Por Tito Benítez
El juego es una característica inherente en el ser humano. No en vano algunos
autores estudian la idea del “homo ludens”
como una peculiaridad manifiesta y que distingue al ser humano de otro animal.
Posteriormente, se ha encontrado que mediante la etología comparada hay
animales que en períodos sensibles de aprendizaje juegan para desarrollar o
reforzar determinadas capacidades como las de la caza, liderazgo, fuerza,
conflictos de manadas, etc.
Un claro ejemplo es posible confirmar con los animales domésticos como los
gatos y perros en los primeros meses o años de vida.
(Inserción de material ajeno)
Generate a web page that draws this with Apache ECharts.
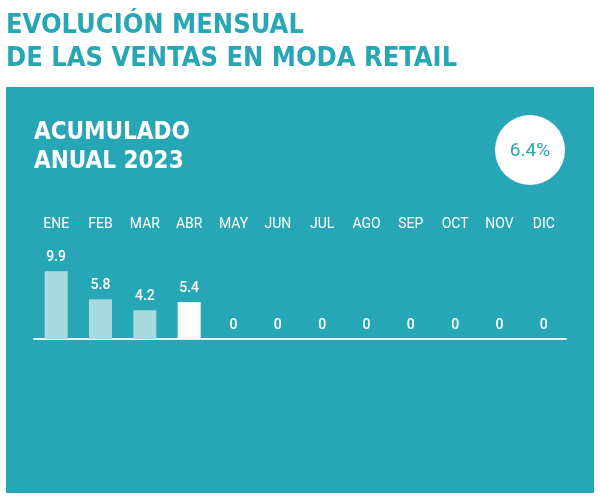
<!DOCTYPE html>
<html><head><meta charset="utf-8">
<script src="https://cdn.jsdelivr.net/npm/echarts@6/dist/echarts.min.js"></script>
<style>html,body{margin:0;padding:0;background:#fff}#c{width:600px;height:500px}</style>
</head><body><div id="c"></div>
<script>
var months = ['ENE','FEB','MAR','ABR','MAY','JUN','JUL','AGO','SEP','OCT','NOV','DIC'];
var values = [9.9, 5.8, 4.2, 5.4, 0, 0, 0, 0, 0, 0, 0, 0];
var currentMonth = 'ABR';
var annualTotal = '6.4%';
var titleLines = ['EVOLUCIÓN MENSUAL', 'DE LAS VENTAS EN MODA RETAIL'];
var subtitleLines = ['ACUMULADO', 'ANUAL 2023'];

var TEAL = '#27A6B5';
var condensed = "'DejaVu Sans Condensed',sans-serif";
var chart = echarts.init(document.getElementById('c'));
chart.setOption({
  backgroundColor: '#ffffff',
  animation: false,
  graphic: [
    {type:'rect', shape:{x:6,y:87,width:588,height:406}, style:{fill:TEAL}, z:-10},
    {type:'circle', shape:{cx:530,cy:150,r:35}, style:{fill:'#ffffff'}},
    {type:'text', x:530, y:151, style:{text:annualTotal, fill:TEAL, font:"19px Roboto", align:'center', verticalAlign:'middle'}},
    {type:'text', x:34, y:118, style:{text:subtitleLines.join('\n'), fill:'#ffffff', font:"bold 24px " + condensed, lineHeight:29}},
    {type:'text', x:6, y:9, style:{text:titleLines.join('\n'), fill:TEAL, font:"bold 27px " + condensed, lineHeight:33}}
  ],
  grid: {left:34, right:34, top:257, bottom:161},
  xAxis: [
    {type:'category', data:months, position:'bottom',
     axisLine:{show:true, lineStyle:{color:'#E6F4F6', width:2}},
     axisTick:{show:false}, axisLabel:{show:false}},
    {type:'category', data:months, position:'top',
     axisLine:{show:false}, axisTick:{show:false},
     axisLabel:{color:'#ffffff', fontFamily:'Roboto', fontSize:14, margin:26}}
  ],
  yAxis: {type:'value', min:0, max:12, show:false, splitLine:{show:false}},
  series: [{
    type:'bar', xAxisIndex:0, barWidth:23,
    data: values.map(function(v,i){
      return {value:v, itemStyle:{color: months[i]===currentMonth ? '#ffffff' : '#A8DBE1'}};
    }),
    label:{show:true, position:'top', distance:7, color:'#ffffff', fontFamily:'Roboto', fontSize:14, fontWeight:500}
  }]
});
</script></body></html>
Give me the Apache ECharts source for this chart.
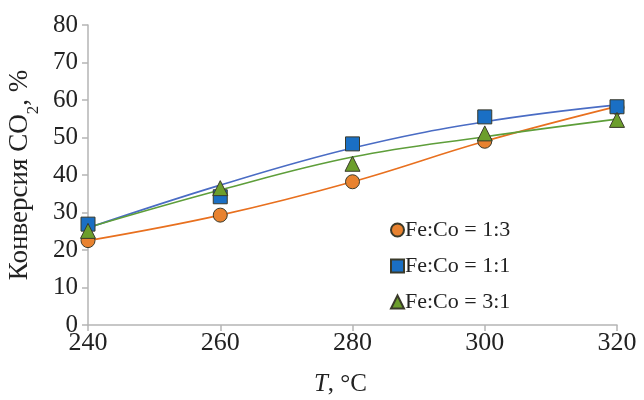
<!DOCTYPE html>
<html><head><meta charset="utf-8">
<script src="https://cdn.jsdelivr.net/npm/echarts@6/dist/echarts.min.js"></script>
<style>html,body{margin:0;padding:0;background:#fff}#c{width:644px;height:400px}</style>
</head><body><div id="c"></div>
<script>
const temps = [240, 260, 280, 300, 320];
const names = ['Fe:Co = 1:3', 'Fe:Co = 1:1', 'Fe:Co = 3:1'];
// measured points
const conv13 = [22.5, 29.3, 38.2, 49.0, 58.0];
const conv11 = [26.9, 34.2, 48.3, 55.5, 58.2];
const conv31 = [25.1, 36.5, 43.0, 51.1, 54.7];
// trend curves read at the same temperatures
const trend13 = [22.5, 29.3, 38.2, 49.0, 58.3];
const trend11 = [25.9, 37.3, 47.2, 54.2, 58.7];
const trend31 = [26.0, 36.0, 44.8, 50.2, 54.9];
const yTicks = [0, 10, 20, 30, 40, 50, 60, 70, 80];

const fill = ['#E8822F', '#1A6FC4', '#6C9E2C'];
const lineCol = ['#E8701F', '#4A6CC4', '#5E9E3A'];
const symbols = ['circle', 'rect', 'triangle'];
const pts = [conv13, conv11, conv31];
const trends = [trend13, trend11, trend31];
const font = '"Liberation Serif", "Times New Roman", serif';

const series = [];
trends.forEach((t, i) => {
  series.push({
    name: names[i] + ' trend', type: 'line', smooth: 0.4, showSymbol: false, symbol: 'none',
    data: temps.map((x, k) => [x, t[k]]),
    lineStyle: { color: lineCol[i], width: 1.6 }, z: 2, silent: true
  });
});
pts.forEach((p, i) => {
  series.push({
    name: names[i], type: 'scatter', symbol: symbols[i], symbolSize: i === 2 ? 15 : 14,
    data: temps.map((x, k) => [x, p[k]]),
    itemStyle: { color: fill[i], opacity: 1, borderColor: '#3a3a2a', borderWidth: 1 }, z: 3 + i
  });
});

const chart = echarts.init(document.getElementById('c'));
chart.setOption({
  animation: false,
  textStyle: { fontFamily: font },
  grid: { left: 88, right: 27, top: 25, bottom: 75, containLabel: false, outerBoundsMode: 'none' },
  legend: {
    data: names.map((n, i) => ({ name: n, icon: symbols[i], itemStyle: { opacity: 1 } })),
    orient: 'vertical', left: 385, top: 214, itemGap: 14,
    itemWidth: 13, itemHeight: 13,
    textStyle: { fontFamily: font, fontSize: 22, color: '#222', padding: [0, 0, 0, -4] }
  },
  xAxis: {
    type: 'value', min: 240, max: 320, interval: 20,
    name: '{i|T}, °C', nameLocation: 'middle', nameGap: 47,
    nameTextStyle: { fontFamily: font, fontSize: 25, color: '#222', padding: [0, 24, 0, 0], rich: { i: { fontFamily: font, fontSize: 25, fontStyle: 'italic', color: '#222' } } },
    axisLine: { show: true, lineStyle: { color: '#b5b5b5', width: 1.5 } },
    axisTick: { show: true, length: 6, lineStyle: { color: '#b5b5b5', width: 1.5 } },
    axisLabel: { fontFamily: font, fontSize: 26, color: '#222', margin: 5 },
    splitLine: { show: false }
  },
  yAxis: {
    type: 'value', min: 0, max: 80, interval: 10,
    name: 'Конверсия CO{s|2}, %', nameLocation: 'middle', nameGap: 51, nameRotate: 90,
    nameTextStyle: { fontFamily: font, fontSize: 27, color: '#222', rich: { s: { fontFamily: font, fontSize: 17, color: '#222', verticalAlign: 'bottom', padding: [0, 0, -9, 0] } } },
    axisLine: { show: true, lineStyle: { color: '#b5b5b5', width: 1.5 } },
    axisTick: { show: true, length: 6, lineStyle: { color: '#b5b5b5', width: 1.5 } },
    axisLabel: { fontFamily: font, fontSize: 25, color: '#222', margin: 10, formatter: v => yTicks.includes(v) ? String(v) : '' },
    splitLine: { show: false }
  },
  series: series
});
</script></body></html>
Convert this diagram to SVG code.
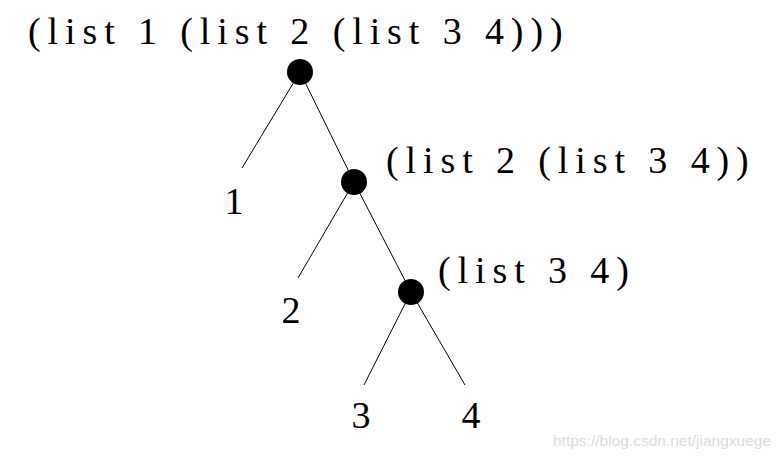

Mediante el juego
desarrollan capacidades que para la vida adulta instintivamente requerirán para
defenderse o sobrevivir.
En el ser humano notamos como una
característica que se desarrolla desde los primeros momentos de la vida.
Incluso durante el embarazo la madre puede detectar momentos donde la criatura
ya interactúa con el ambiente.
En los primeros años de vida el juego se hace esencial en el niño. Quienes
juegan están desarrollando múltiples capacidades. Mediante el juego mueven sus
cuerpos, coordinan los brazos, pueden caminar, corren, saltan, hablan, pueden
reconocer normas y al reconocer a respetarlas, aprender a perder, a ganar. El
juego también permite la socialización, conocer al vecino, hacer amigos,
respetar ideas, compartir sentimientos, reconocer que existe el otro, etc.
El niño en ese momento no está simplemente “matando el tiempo”, está
aprendiendo. Cada momento es un proceso de aprendizaje para el niño. Montessori
habla de “la mente absorbente del niño” como un período sensible donde es
posible aprender todo lo que se presenta delante de él.
Depende de lo que el adulto ponga delante del niño para que el mismo
absorba como una capacidad o habilidad que pueda desarrollar. Para el niño es
un juego, lo disfruta, se asombra con la novedad, con el juego, se predispone.
Para el adulto, existe lo que se llama la “intencionalidad pedagógica”, es
decir, detrás de cada actividad, juego, situación, tengo la intención de que
aprenda algo en ese momento. Se puede deducir, por lo tanto, que el juego no es
un acto inocente. Siempre se aprende algo.
La pregunta que nos hacemos ahora es, ¿a qué juegos estamos dejando que los
niños accedan? ¿Con qué intenciones dejamos que los niños jueguen, cuánto
tiempo, con quiénes y qué capacidades permitimos que el niño desarrolle?
Me hago esta pregunta porque vemos que desde muy pequeños que se deja que
accedan al universo de la tecnología. Y ese acceso casi irrestricto no todas
las veces es acompañado por los adultos.
¿Qué habilidades estamos desarrollando o atrofiando en el niño cuando
dejamos que accedan a esos juegos? ¿Qué otras actividades podíamos proponer como
alternativas y que permitan el desarrollo de las habilidades acordes a la edad?
Es bueno que, como adultos, paremos un rato y pensemos qué estamos dando a
nuestros niños y qué aprenden con esos juegos. En las vacaciones, están más
tiempo en la casa, y siempre es oportuno proponer actividades que permitan la
continuidad de lo que están aprendiendo en la escuela con la profesora.
De repente, podemos acercarnos a la escuela y pedir que nos ayuden a
diseñar un plan de juegos que estén acordes a la edad, a la etapa y la intencionalidad
de cada una.
Generalmente, no juega más el que tiene más juguetes, sino la capacidad
creativa y la intencionalidad con la que le proponemos.
Así también, este espacio de juego, por más poco que dispongamos de tiempo
los adultos, es el tiempo para compartir con nuestras criaturas. Como siempre
decimos, no es la cantidad, sino la calidad del tiempo lo que importa.